• _Exercise directions_
Set down each line of the material that follows, exactly, with no pictures.

• _Material supplied_
◇ ◇ ◇ ◇ ◇

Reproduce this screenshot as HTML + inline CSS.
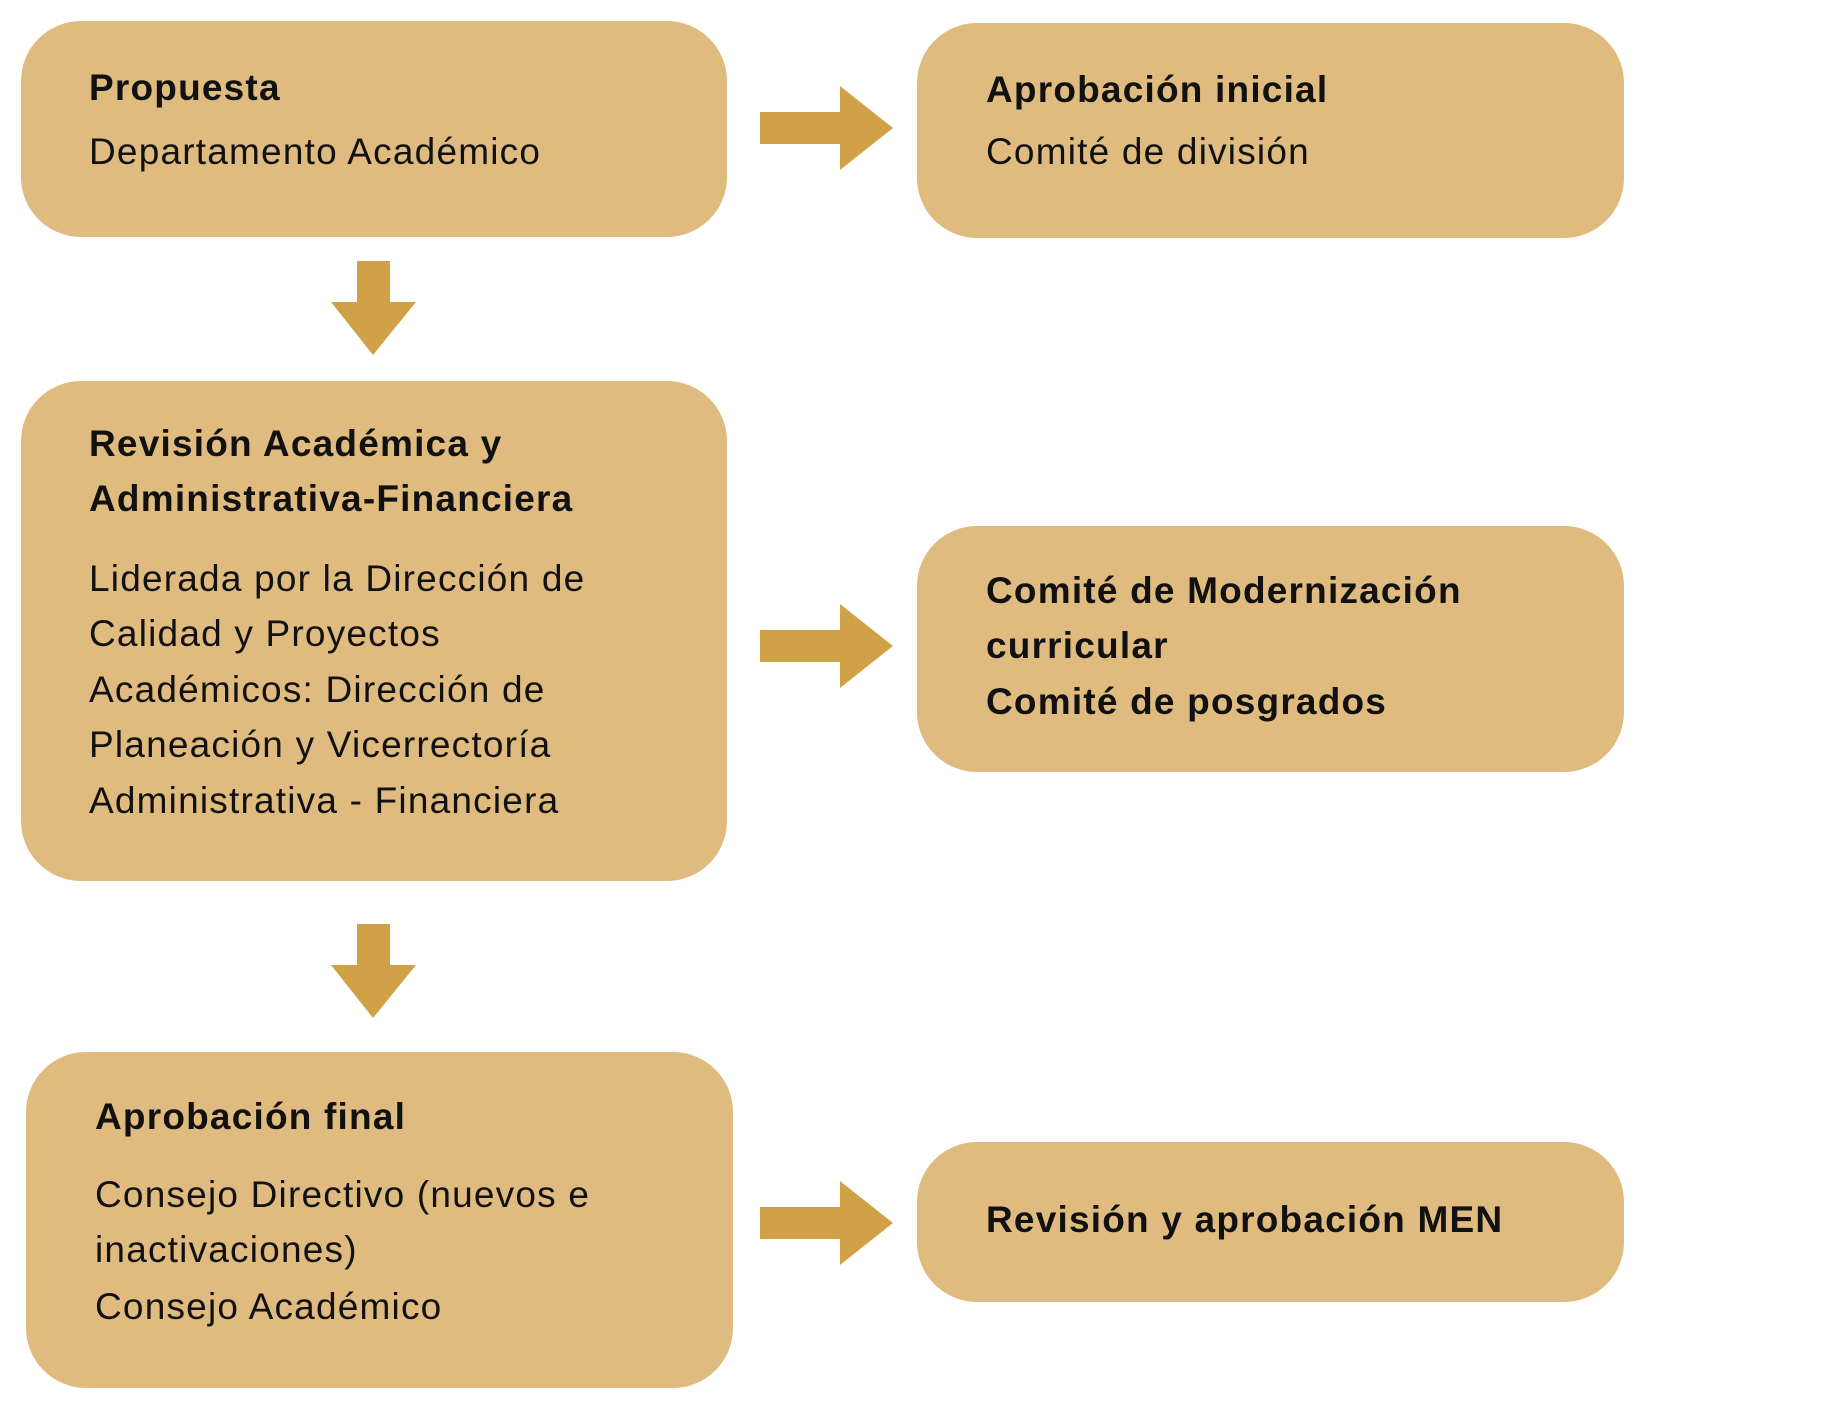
<!DOCTYPE html>
<html><head><meta charset="utf-8"><style>
html,body{margin:0;padding:0;background:#fff;}
svg{display:block;}
text{font-family:"Liberation Sans",sans-serif;font-size:37px;fill:#111;letter-spacing:1.2px;}
.b{font-weight:bold;}
</style></head><body>
<svg width="1841" height="1404" viewBox="0 0 1841 1404" xmlns="http://www.w3.org/2000/svg">
<g fill="#dfbb7f">
<rect x="21" y="21" width="706" height="216" rx="60"/>
<rect x="917" y="23" width="707" height="215" rx="60"/>
<rect x="21" y="381" width="706" height="500" rx="60"/>
<rect x="917" y="526" width="707" height="246" rx="60"/>
<rect x="26" y="1052" width="707" height="336" rx="60"/>
<rect x="917" y="1142" width="707" height="160" rx="60"/>
</g>
<g fill="#d1a148">
<polygon points="760,112 840,112 840,86 893,128 840,170 840,144 760,144"/>
<polygon points="760,630 840,630 840,604 893,646 840,688 840,662 760,662"/>
<polygon points="760,1207 840,1207 840,1181 893,1223 840,1265 840,1239 760,1239"/>
<polygon points="357,261 390,261 390,302 416,302 373,355 331,302 357,302"/>
<polygon points="357,924 390,924 390,965 416,965 373,1018 331,965 357,965"/>
</g>
<text class="b" x="89" y="100">Propuesta</text>
<text x="89" y="164">Departamento Académico</text>
<text class="b" x="986" y="102">Aprobación inicial</text>
<text x="986" y="164">Comité de división</text>
<text class="b" x="89" y="456">Revisión Académica y</text>
<text class="b" x="89" y="511">Administrativa-Financiera</text>
<text x="89" y="591">Liderada por la Dirección de</text>
<text x="89" y="646">Calidad y Proyectos</text>
<text x="89" y="702">Académicos: Dirección de</text>
<text x="89" y="757">Planeación y Vicerrectoría</text>
<text x="89" y="813">Administrativa - Financiera</text>
<text class="b" x="986" y="603">Comité de Modernización</text>
<text class="b" x="986" y="658">curricular</text>
<text class="b" x="986" y="714">Comité de posgrados</text>
<text class="b" x="95" y="1129">Aprobación final</text>
<text x="95" y="1207">Consejo Directivo (nuevos e</text>
<text x="95" y="1262">inactivaciones)</text>
<text x="95" y="1319">Consejo Académico</text>
<text class="b" x="986" y="1232">Revisión y aprobación MEN</text>
</svg>
</body></html>
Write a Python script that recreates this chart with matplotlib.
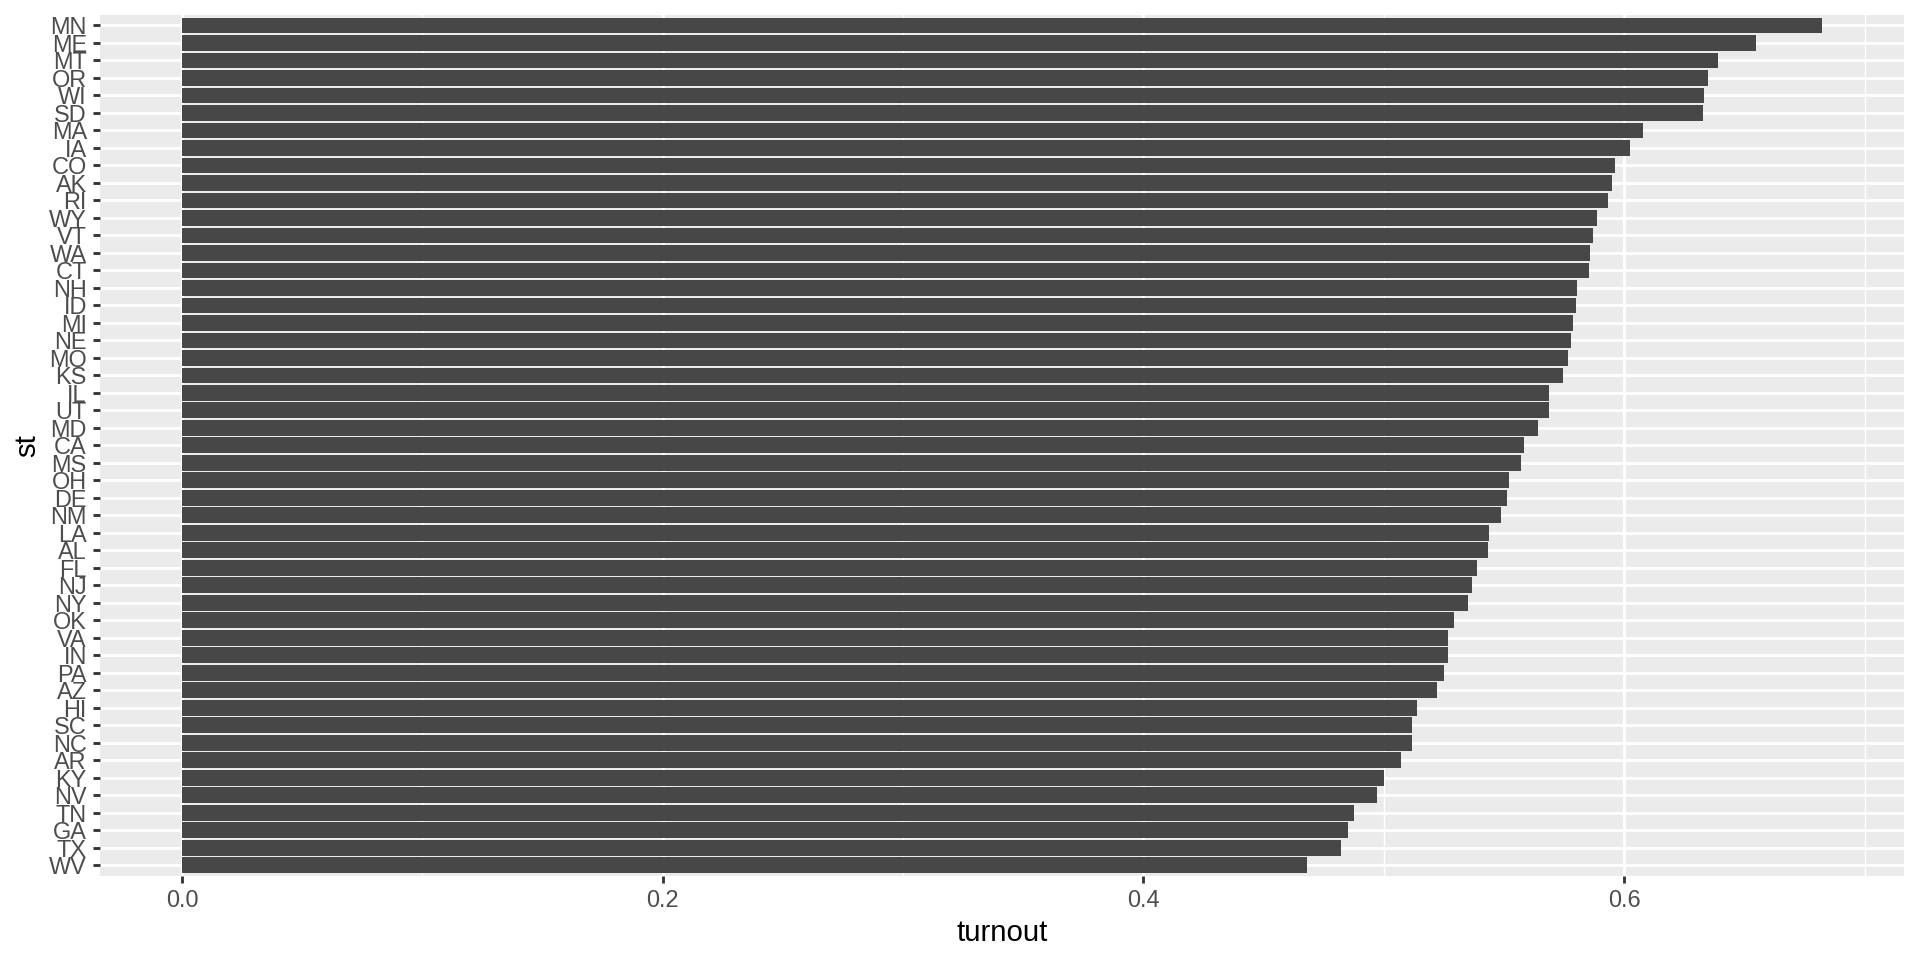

◇ ◇ ◇ ◇ ◇

• _Full output_
Reproduce this screenshot as HTML + inline CSS.
<!DOCTYPE html>
<html><head><meta charset="utf-8"><style>
html,body{margin:0;padding:0;background:#fff;}
svg{display:block;}
text{font-family:"Liberation Sans",sans-serif;font-size:37px;fill:#111;letter-spacing:1.2px;}
.b{font-weight:bold;}
</style></head><body>
<svg width="1841" height="1404" viewBox="0 0 1841 1404" xmlns="http://www.w3.org/2000/svg">
<g fill="#dfbb7f">
<rect x="21" y="21" width="706" height="216" rx="60"/>
<rect x="917" y="23" width="707" height="215" rx="60"/>
<rect x="21" y="381" width="706" height="500" rx="60"/>
<rect x="917" y="526" width="707" height="246" rx="60"/>
<rect x="26" y="1052" width="707" height="336" rx="60"/>
<rect x="917" y="1142" width="707" height="160" rx="60"/>
</g>
<g fill="#d1a148">
<polygon points="760,112 840,112 840,86 893,128 840,170 840,144 760,144"/>
<polygon points="760,630 840,630 840,604 893,646 840,688 840,662 760,662"/>
<polygon points="760,1207 840,1207 840,1181 893,1223 840,1265 840,1239 760,1239"/>
<polygon points="357,261 390,261 390,302 416,302 373,355 331,302 357,302"/>
<polygon points="357,924 390,924 390,965 416,965 373,1018 331,965 357,965"/>
</g>
<text class="b" x="89" y="100">Propuesta</text>
<text x="89" y="164">Departamento Académico</text>
<text class="b" x="986" y="102">Aprobación inicial</text>
<text x="986" y="164">Comité de división</text>
<text class="b" x="89" y="456">Revisión Académica y</text>
<text class="b" x="89" y="511">Administrativa-Financiera</text>
<text x="89" y="591">Liderada por la Dirección de</text>
<text x="89" y="646">Calidad y Proyectos</text>
<text x="89" y="702">Académicos: Dirección de</text>
<text x="89" y="757">Planeación y Vicerrectoría</text>
<text x="89" y="813">Administrativa - Financiera</text>
<text class="b" x="986" y="603">Comité de Modernización</text>
<text class="b" x="986" y="658">curricular</text>
<text class="b" x="986" y="714">Comité de posgrados</text>
<text class="b" x="95" y="1129">Aprobación final</text>
<text x="95" y="1207">Consejo Directivo (nuevos e</text>
<text x="95" y="1262">inactivaciones)</text>
<text x="95" y="1319">Consejo Académico</text>
<text class="b" x="986" y="1232">Revisión y aprobación MEN</text>
</svg>
</body></html>
Write a Python script that recreates this chart with matplotlib.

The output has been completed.